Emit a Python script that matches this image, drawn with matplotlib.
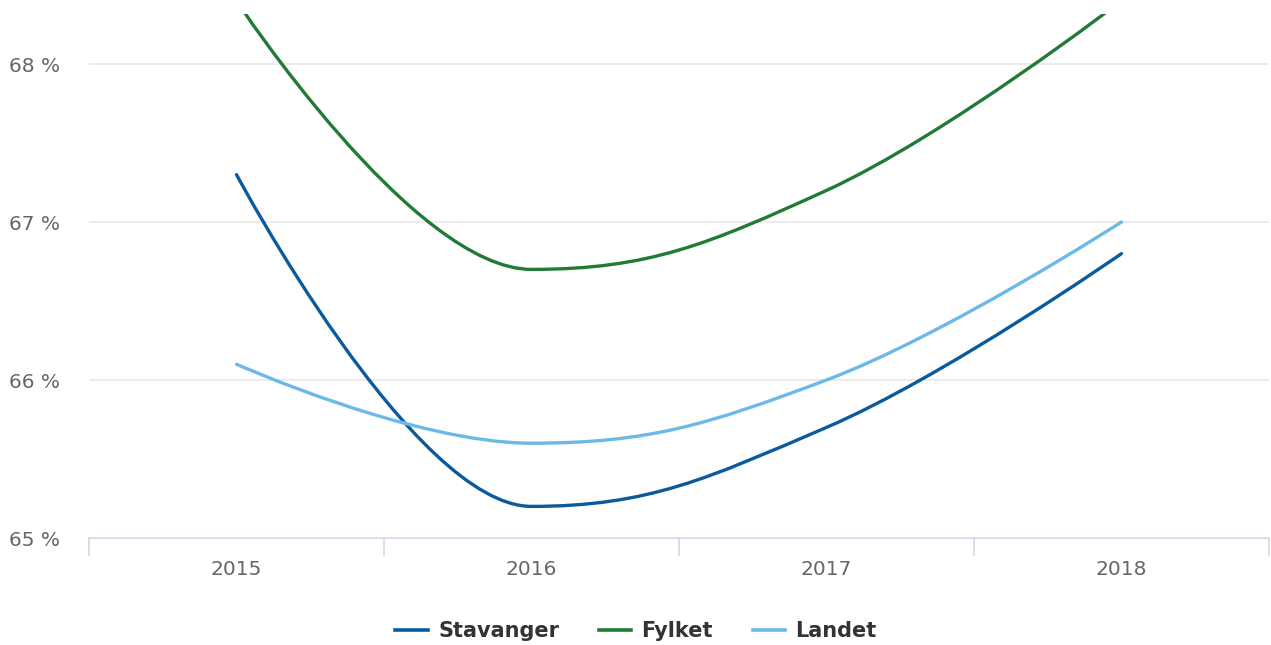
import matplotlib
matplotlib.use('Agg')
import matplotlib.pyplot as plt
from matplotlib.path import Path
from matplotlib.patches import PathPatch
from matplotlib.lines import Line2D

# data
years = ['2015', '2016', '2017', '2018']
stavanger = [67.3, 65.2, 65.7, 66.8]
fylket = [68.4, 66.7, 67.2, 68.4]
landet = [66.1, 65.6, 66.0, 67.0]

series_names = ['Stavanger', 'Fylket', 'Landet']
series_colors = ['#0a5a9c', '#217a35', '#6cb9e8']

C_GRID = '#e6e6e6'
C_AXIS = '#ccd6eb'
C_LABEL = '#666666'
C_LEGEND = '#333333'


def spline_path(xs, ys, smoothing=1.5):
    """Highcharts-style spline through the points, as a bezier Path."""
    n = len(xs)
    left = [None] * n
    right = [None] * n
    d = smoothing + 1
    for i in range(1, n - 1):
        px, py = xs[i], ys[i]
        lx, ly = xs[i - 1], ys[i - 1]
        nx, ny = xs[i + 1], ys[i + 1]
        lcx = (smoothing * px + lx) / d
        lcy = (smoothing * py + ly) / d
        rcx = (smoothing * px + nx) / d
        rcy = (smoothing * py + ny) / d
        if rcx != lcx:
            corr = (rcy - lcy) * (rcx - px) / (rcx - lcx) + py - rcy
            lcy += corr
            rcy += corr
        # keep control points between neighbours (no false extremes)
        if lcy > ly and lcy > py:
            lcy = max(ly, py)
            rcy = 2 * py - lcy
        elif lcy < ly and lcy < py:
            lcy = min(ly, py)
            rcy = 2 * py - lcy
        if rcy > ny and rcy > py:
            rcy = max(ny, py)
            lcy = 2 * py - rcy
        elif rcy < ny and rcy < py:
            rcy = min(ny, py)
            lcy = 2 * py - rcy
        left[i] = (lcx, lcy)
        right[i] = (rcx, rcy)

    verts = [(xs[0], ys[0])]
    codes = [Path.MOVETO]
    for i in range(1, n):
        c1 = right[i - 1] or (xs[i - 1], ys[i - 1])
        c2 = left[i] or (xs[i], ys[i])
        verts += [c1, c2, (xs[i], ys[i])]
        codes += [Path.CURVE4] * 3
    return Path(verts, codes)


W, H = 1271, 645
fig = plt.figure(figsize=(W / 100, H / 100), dpi=100, facecolor='white')
ax = fig.add_axes([89 / W, 1 - 538 / H, 1180 / W, 524 / H])

x = list(range(len(years)))
for vals, color in zip([stavanger, fylket, landet], series_colors):
    patch = PathPatch(spline_path(x, vals), fill=False, edgecolor=color,
                      lw=2.4, capstyle='round', joinstyle='round', zorder=3)
    ax.add_patch(patch)

ax.set_xlim(-0.5, len(years) - 0.5)
ax.set_ylim(65, 68 + 50 / 158)

# y axis
ax.set_yticks([65, 66, 67, 68])
ax.set_yticklabels(['65 %', '66 %', '67 %', '68 %'])
ax.tick_params(axis='y', length=0, pad=21, labelsize=14.5, labelcolor=C_LABEL)
for yv in [66, 67, 68]:
    ax.axhline(yv, color=C_GRID, lw=1.1, zorder=1)

# x axis
ax.set_xticks(x)
ax.set_xticklabels(years)
ax.set_xticks([i - 0.5 for i in range(len(years) + 1)], minor=True)
ax.tick_params(axis='x', which='major', length=0, pad=16, labelsize=14.5,
               labelcolor=C_LABEL)
ax.tick_params(axis='x', which='minor', length=13, width=1.1, color=C_AXIS)

for side in ['top', 'right', 'left']:
    ax.spines[side].set_visible(False)
ax.spines['bottom'].set_color(C_AXIS)
ax.spines['bottom'].set_linewidth(1.1)

handles = [Line2D([], [], color=c, lw=2.6) for c in series_colors]
leg = fig.legend(handles, series_names, loc='center', ncol=3,
                 bbox_to_anchor=(636 / W, 1 - 631 / H), frameon=False,
                 handlelength=1.55, handletextpad=0.5, columnspacing=1.9,
                 borderpad=0, prop={'size': 15, 'weight': 'bold'})
for t in leg.get_texts():
    t.set_color(C_LEGEND)

fig.savefig('out.png', dpi=100, facecolor='white')
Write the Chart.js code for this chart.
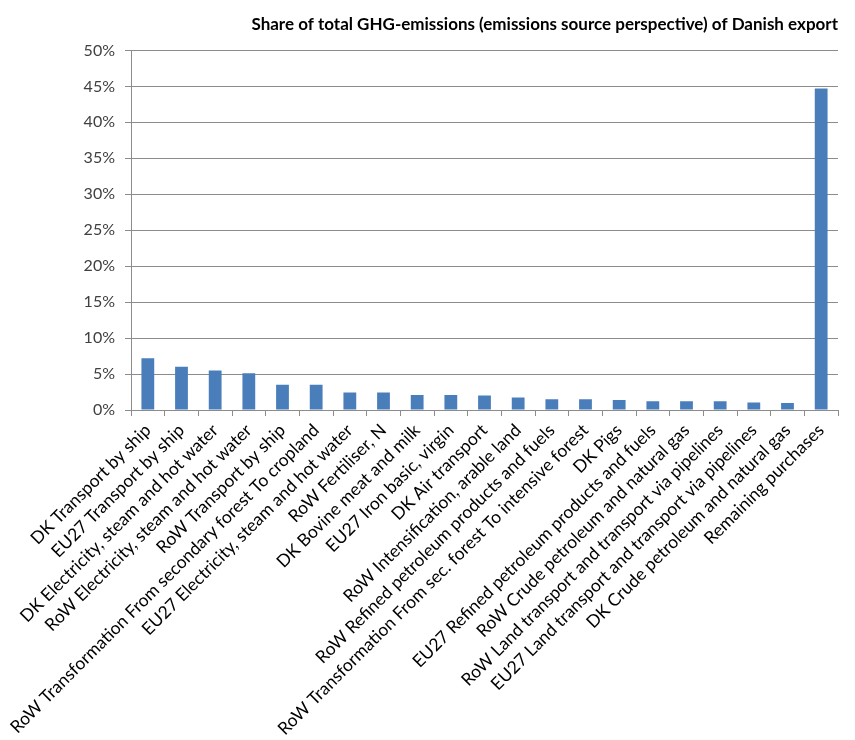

--- --- ---

Reproduce all entries exactly. Pictures do not belong in the copy.

Emit a Python script that matches this image, drawn with matplotlib.
import matplotlib
matplotlib.use('Agg')
import matplotlib.pyplot as plt
from matplotlib.path import Path
from matplotlib.patches import PathPatch
from matplotlib.lines import Line2D

# data
years = ['2015', '2016', '2017', '2018']
stavanger = [67.3, 65.2, 65.7, 66.8]
fylket = [68.4, 66.7, 67.2, 68.4]
landet = [66.1, 65.6, 66.0, 67.0]

series_names = ['Stavanger', 'Fylket', 'Landet']
series_colors = ['#0a5a9c', '#217a35', '#6cb9e8']

C_GRID = '#e6e6e6'
C_AXIS = '#ccd6eb'
C_LABEL = '#666666'
C_LEGEND = '#333333'


def spline_path(xs, ys, smoothing=1.5):
    """Highcharts-style spline through the points, as a bezier Path."""
    n = len(xs)
    left = [None] * n
    right = [None] * n
    d = smoothing + 1
    for i in range(1, n - 1):
        px, py = xs[i], ys[i]
        lx, ly = xs[i - 1], ys[i - 1]
        nx, ny = xs[i + 1], ys[i + 1]
        lcx = (smoothing * px + lx) / d
        lcy = (smoothing * py + ly) / d
        rcx = (smoothing * px + nx) / d
        rcy = (smoothing * py + ny) / d
        if rcx != lcx:
            corr = (rcy - lcy) * (rcx - px) / (rcx - lcx) + py - rcy
            lcy += corr
            rcy += corr
        # keep control points between neighbours (no false extremes)
        if lcy > ly and lcy > py:
            lcy = max(ly, py)
            rcy = 2 * py - lcy
        elif lcy < ly and lcy < py:
            lcy = min(ly, py)
            rcy = 2 * py - lcy
        if rcy > ny and rcy > py:
            rcy = max(ny, py)
            lcy = 2 * py - rcy
        elif rcy < ny and rcy < py:
            rcy = min(ny, py)
            lcy = 2 * py - rcy
        left[i] = (lcx, lcy)
        right[i] = (rcx, rcy)

    verts = [(xs[0], ys[0])]
    codes = [Path.MOVETO]
    for i in range(1, n):
        c1 = right[i - 1] or (xs[i - 1], ys[i - 1])
        c2 = left[i] or (xs[i], ys[i])
        verts += [c1, c2, (xs[i], ys[i])]
        codes += [Path.CURVE4] * 3
    return Path(verts, codes)


W, H = 1271, 645
fig = plt.figure(figsize=(W / 100, H / 100), dpi=100, facecolor='white')
ax = fig.add_axes([89 / W, 1 - 538 / H, 1180 / W, 524 / H])

x = list(range(len(years)))
for vals, color in zip([stavanger, fylket, landet], series_colors):
    patch = PathPatch(spline_path(x, vals), fill=False, edgecolor=color,
                      lw=2.4, capstyle='round', joinstyle='round', zorder=3)
    ax.add_patch(patch)

ax.set_xlim(-0.5, len(years) - 0.5)
ax.set_ylim(65, 68 + 50 / 158)

# y axis
ax.set_yticks([65, 66, 67, 68])
ax.set_yticklabels(['65 %', '66 %', '67 %', '68 %'])
ax.tick_params(axis='y', length=0, pad=21, labelsize=14.5, labelcolor=C_LABEL)
for yv in [66, 67, 68]:
    ax.axhline(yv, color=C_GRID, lw=1.1, zorder=1)

# x axis
ax.set_xticks(x)
ax.set_xticklabels(years)
ax.set_xticks([i - 0.5 for i in range(len(years) + 1)], minor=True)
ax.tick_params(axis='x', which='major', length=0, pad=16, labelsize=14.5,
               labelcolor=C_LABEL)
ax.tick_params(axis='x', which='minor', length=13, width=1.1, color=C_AXIS)

for side in ['top', 'right', 'left']:
    ax.spines[side].set_visible(False)
ax.spines['bottom'].set_color(C_AXIS)
ax.spines['bottom'].set_linewidth(1.1)

handles = [Line2D([], [], color=c, lw=2.6) for c in series_colors]
leg = fig.legend(handles, series_names, loc='center', ncol=3,
                 bbox_to_anchor=(636 / W, 1 - 631 / H), frameon=False,
                 handlelength=1.55, handletextpad=0.5, columnspacing=1.9,
                 borderpad=0, prop={'size': 15, 'weight': 'bold'})
for t in leg.get_texts():
    t.set_color(C_LEGEND)

fig.savefig('out.png', dpi=100, facecolor='white')
Write the Chart.js code for this chart.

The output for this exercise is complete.